Exercise directions — Pictures stay out. Extract the lines below from the first one through the line with "const bYTicks = [-6,-4,-2,0,2,4,6];", both included.

------ Raw data ------

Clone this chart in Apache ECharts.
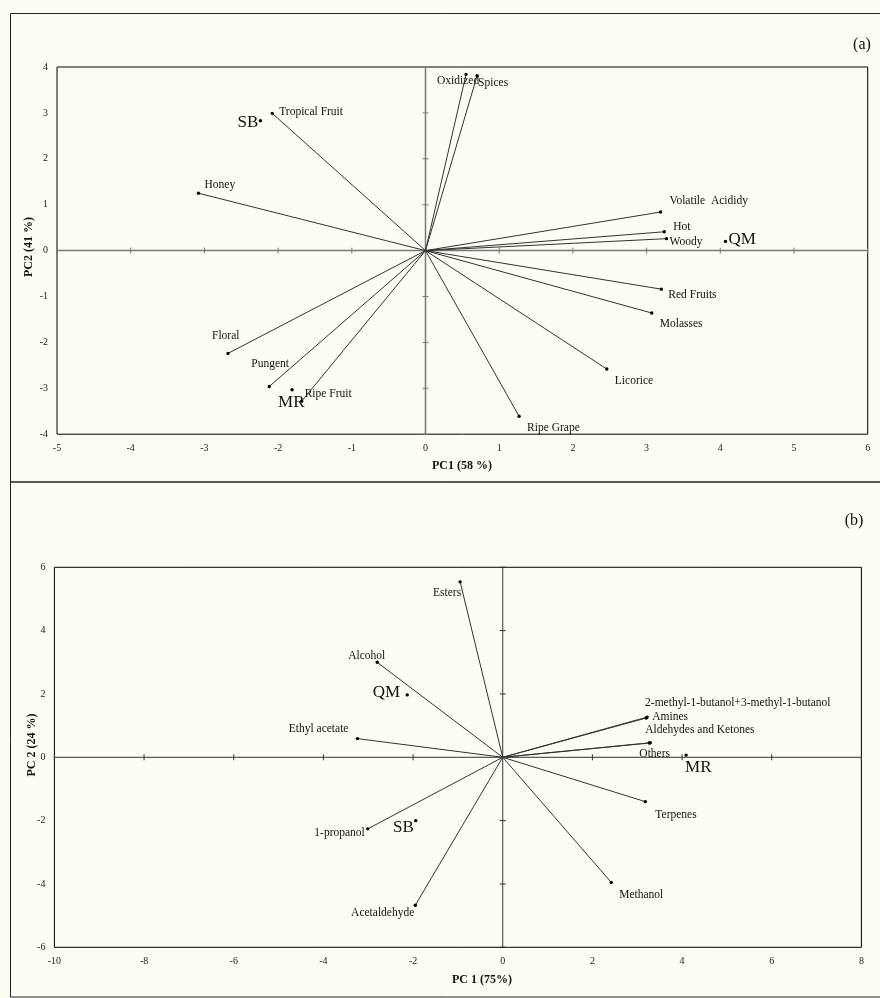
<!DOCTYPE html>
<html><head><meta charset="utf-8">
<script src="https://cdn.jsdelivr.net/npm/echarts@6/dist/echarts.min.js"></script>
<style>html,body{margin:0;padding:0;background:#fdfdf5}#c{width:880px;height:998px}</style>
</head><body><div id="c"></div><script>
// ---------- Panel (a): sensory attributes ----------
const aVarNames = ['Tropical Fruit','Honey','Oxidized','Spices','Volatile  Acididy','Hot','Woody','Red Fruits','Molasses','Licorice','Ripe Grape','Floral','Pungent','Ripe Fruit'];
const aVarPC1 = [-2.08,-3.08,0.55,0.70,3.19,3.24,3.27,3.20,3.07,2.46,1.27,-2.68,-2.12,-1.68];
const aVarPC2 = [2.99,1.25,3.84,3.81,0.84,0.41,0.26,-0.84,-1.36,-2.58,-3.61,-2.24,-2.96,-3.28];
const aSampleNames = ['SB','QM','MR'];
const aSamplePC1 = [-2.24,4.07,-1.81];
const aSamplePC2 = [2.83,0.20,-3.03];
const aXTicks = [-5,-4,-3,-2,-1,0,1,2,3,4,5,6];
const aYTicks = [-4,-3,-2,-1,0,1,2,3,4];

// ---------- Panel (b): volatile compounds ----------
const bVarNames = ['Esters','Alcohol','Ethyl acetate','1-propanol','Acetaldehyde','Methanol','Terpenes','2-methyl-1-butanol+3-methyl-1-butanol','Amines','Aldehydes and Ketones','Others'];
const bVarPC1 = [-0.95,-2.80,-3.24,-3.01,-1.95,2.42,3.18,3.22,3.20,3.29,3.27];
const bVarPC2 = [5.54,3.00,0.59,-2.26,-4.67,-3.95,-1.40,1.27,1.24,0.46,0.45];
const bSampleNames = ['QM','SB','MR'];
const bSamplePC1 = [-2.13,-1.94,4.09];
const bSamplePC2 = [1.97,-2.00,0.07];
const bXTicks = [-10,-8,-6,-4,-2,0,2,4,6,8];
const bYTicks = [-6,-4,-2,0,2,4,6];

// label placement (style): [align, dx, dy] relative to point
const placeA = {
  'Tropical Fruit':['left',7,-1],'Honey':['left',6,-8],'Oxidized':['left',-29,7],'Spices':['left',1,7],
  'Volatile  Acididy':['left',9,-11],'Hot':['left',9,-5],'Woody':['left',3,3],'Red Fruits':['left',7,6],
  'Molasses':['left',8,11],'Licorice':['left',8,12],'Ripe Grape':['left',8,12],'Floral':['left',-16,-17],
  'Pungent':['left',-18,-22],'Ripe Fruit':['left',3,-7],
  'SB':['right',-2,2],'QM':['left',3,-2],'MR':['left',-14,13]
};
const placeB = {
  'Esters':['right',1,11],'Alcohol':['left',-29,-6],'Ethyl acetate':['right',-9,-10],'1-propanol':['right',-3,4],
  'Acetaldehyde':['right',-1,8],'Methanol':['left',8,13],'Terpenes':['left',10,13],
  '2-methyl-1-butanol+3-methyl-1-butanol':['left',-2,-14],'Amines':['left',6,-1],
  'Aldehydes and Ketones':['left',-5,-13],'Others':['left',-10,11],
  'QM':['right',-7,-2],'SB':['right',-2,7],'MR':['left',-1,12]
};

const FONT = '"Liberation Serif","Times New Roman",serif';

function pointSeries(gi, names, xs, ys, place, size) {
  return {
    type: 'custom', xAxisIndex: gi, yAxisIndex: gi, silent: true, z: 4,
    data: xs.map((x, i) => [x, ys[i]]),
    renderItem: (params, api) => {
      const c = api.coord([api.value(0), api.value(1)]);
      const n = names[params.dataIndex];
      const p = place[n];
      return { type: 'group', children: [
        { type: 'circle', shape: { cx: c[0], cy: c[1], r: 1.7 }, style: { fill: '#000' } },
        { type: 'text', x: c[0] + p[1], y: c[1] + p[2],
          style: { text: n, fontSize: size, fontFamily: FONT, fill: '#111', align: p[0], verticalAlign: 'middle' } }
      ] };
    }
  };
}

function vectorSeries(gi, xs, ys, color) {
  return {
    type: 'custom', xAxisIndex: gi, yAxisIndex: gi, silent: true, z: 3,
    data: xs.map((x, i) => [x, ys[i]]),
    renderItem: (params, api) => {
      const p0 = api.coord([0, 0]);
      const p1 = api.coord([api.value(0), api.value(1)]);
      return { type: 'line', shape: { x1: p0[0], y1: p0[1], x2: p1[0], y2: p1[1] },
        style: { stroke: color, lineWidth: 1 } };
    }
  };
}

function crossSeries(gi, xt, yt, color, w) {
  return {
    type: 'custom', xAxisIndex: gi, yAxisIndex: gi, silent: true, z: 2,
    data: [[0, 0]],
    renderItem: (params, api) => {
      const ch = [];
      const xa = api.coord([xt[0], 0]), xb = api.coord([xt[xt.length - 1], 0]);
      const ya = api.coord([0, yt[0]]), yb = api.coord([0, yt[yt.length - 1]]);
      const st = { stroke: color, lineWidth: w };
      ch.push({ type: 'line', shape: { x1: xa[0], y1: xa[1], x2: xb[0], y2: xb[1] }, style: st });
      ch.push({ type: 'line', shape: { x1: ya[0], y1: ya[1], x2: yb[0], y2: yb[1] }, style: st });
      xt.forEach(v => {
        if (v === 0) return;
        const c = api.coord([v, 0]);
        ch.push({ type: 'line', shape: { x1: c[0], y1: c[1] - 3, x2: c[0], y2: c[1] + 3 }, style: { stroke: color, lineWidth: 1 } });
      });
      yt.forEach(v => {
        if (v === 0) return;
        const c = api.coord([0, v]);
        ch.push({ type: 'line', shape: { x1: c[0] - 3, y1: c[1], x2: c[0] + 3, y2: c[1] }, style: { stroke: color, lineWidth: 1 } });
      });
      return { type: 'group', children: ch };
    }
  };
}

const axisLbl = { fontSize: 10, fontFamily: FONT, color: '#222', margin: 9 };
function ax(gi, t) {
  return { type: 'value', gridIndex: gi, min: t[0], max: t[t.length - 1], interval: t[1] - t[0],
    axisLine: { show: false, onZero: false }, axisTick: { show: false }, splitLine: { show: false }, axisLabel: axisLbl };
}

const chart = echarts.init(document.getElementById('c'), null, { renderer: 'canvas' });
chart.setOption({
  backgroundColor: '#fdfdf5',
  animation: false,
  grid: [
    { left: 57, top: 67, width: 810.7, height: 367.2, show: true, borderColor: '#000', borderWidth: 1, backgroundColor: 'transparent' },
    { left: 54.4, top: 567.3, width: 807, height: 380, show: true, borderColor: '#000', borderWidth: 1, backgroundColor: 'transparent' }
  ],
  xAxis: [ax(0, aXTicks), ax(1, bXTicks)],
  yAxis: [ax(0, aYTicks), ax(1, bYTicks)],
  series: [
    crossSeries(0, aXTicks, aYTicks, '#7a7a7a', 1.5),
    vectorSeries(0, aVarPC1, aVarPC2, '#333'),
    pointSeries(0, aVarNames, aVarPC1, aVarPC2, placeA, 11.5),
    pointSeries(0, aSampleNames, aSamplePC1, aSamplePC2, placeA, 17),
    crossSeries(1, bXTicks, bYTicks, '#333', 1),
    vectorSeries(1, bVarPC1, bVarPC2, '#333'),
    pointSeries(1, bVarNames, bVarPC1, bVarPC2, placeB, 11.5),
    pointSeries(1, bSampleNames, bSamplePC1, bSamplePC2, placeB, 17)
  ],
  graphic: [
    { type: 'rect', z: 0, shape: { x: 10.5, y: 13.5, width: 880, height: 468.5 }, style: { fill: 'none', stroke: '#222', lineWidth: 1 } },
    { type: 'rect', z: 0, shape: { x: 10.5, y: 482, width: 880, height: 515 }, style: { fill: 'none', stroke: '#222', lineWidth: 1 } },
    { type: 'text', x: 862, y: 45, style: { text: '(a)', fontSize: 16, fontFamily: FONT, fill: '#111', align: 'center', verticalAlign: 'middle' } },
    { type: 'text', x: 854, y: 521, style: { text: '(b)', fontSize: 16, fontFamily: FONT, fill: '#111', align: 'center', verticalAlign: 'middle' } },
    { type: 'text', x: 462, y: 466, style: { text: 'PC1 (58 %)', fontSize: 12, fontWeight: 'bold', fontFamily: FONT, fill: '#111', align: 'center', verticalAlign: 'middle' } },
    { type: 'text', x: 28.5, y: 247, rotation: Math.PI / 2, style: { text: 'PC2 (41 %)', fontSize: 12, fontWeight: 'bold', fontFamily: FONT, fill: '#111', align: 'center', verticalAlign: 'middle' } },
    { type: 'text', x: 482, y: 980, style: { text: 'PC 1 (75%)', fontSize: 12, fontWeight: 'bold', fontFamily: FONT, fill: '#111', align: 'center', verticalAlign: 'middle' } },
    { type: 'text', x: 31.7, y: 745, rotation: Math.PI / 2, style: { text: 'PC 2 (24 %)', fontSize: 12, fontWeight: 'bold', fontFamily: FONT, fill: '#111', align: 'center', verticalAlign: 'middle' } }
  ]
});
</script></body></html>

------

Task response —
Clone this chart in Apache ECharts.
<!DOCTYPE html>
<html><head><meta charset="utf-8">
<script src="https://cdn.jsdelivr.net/npm/echarts@6/dist/echarts.min.js"></script>
<style>html,body{margin:0;padding:0;background:#fdfdf5}#c{width:880px;height:998px}</style>
</head><body><div id="c"></div><script>
// ---------- Panel (a): sensory attributes ----------
const aVarNames = ['Tropical Fruit','Honey','Oxidized','Spices','Volatile  Acididy','Hot','Woody','Red Fruits','Molasses','Licorice','Ripe Grape','Floral','Pungent','Ripe Fruit'];
const aVarPC1 = [-2.08,-3.08,0.55,0.70,3.19,3.24,3.27,3.20,3.07,2.46,1.27,-2.68,-2.12,-1.68];
const aVarPC2 = [2.99,1.25,3.84,3.81,0.84,0.41,0.26,-0.84,-1.36,-2.58,-3.61,-2.24,-2.96,-3.28];
const aSampleNames = ['SB','QM','MR'];
const aSamplePC1 = [-2.24,4.07,-1.81];
const aSamplePC2 = [2.83,0.20,-3.03];
const aXTicks = [-5,-4,-3,-2,-1,0,1,2,3,4,5,6];
const aYTicks = [-4,-3,-2,-1,0,1,2,3,4];

// ---------- Panel (b): volatile compounds ----------
const bVarNames = ['Esters','Alcohol','Ethyl acetate','1-propanol','Acetaldehyde','Methanol','Terpenes','2-methyl-1-butanol+3-methyl-1-butanol','Amines','Aldehydes and Ketones','Others'];
const bVarPC1 = [-0.95,-2.80,-3.24,-3.01,-1.95,2.42,3.18,3.22,3.20,3.29,3.27];
const bVarPC2 = [5.54,3.00,0.59,-2.26,-4.67,-3.95,-1.40,1.27,1.24,0.46,0.45];
const bSampleNames = ['QM','SB','MR'];
const bSamplePC1 = [-2.13,-1.94,4.09];
const bSamplePC2 = [1.97,-2.00,0.07];
const bXTicks = [-10,-8,-6,-4,-2,0,2,4,6,8];
const bYTicks = [-6,-4,-2,0,2,4,6];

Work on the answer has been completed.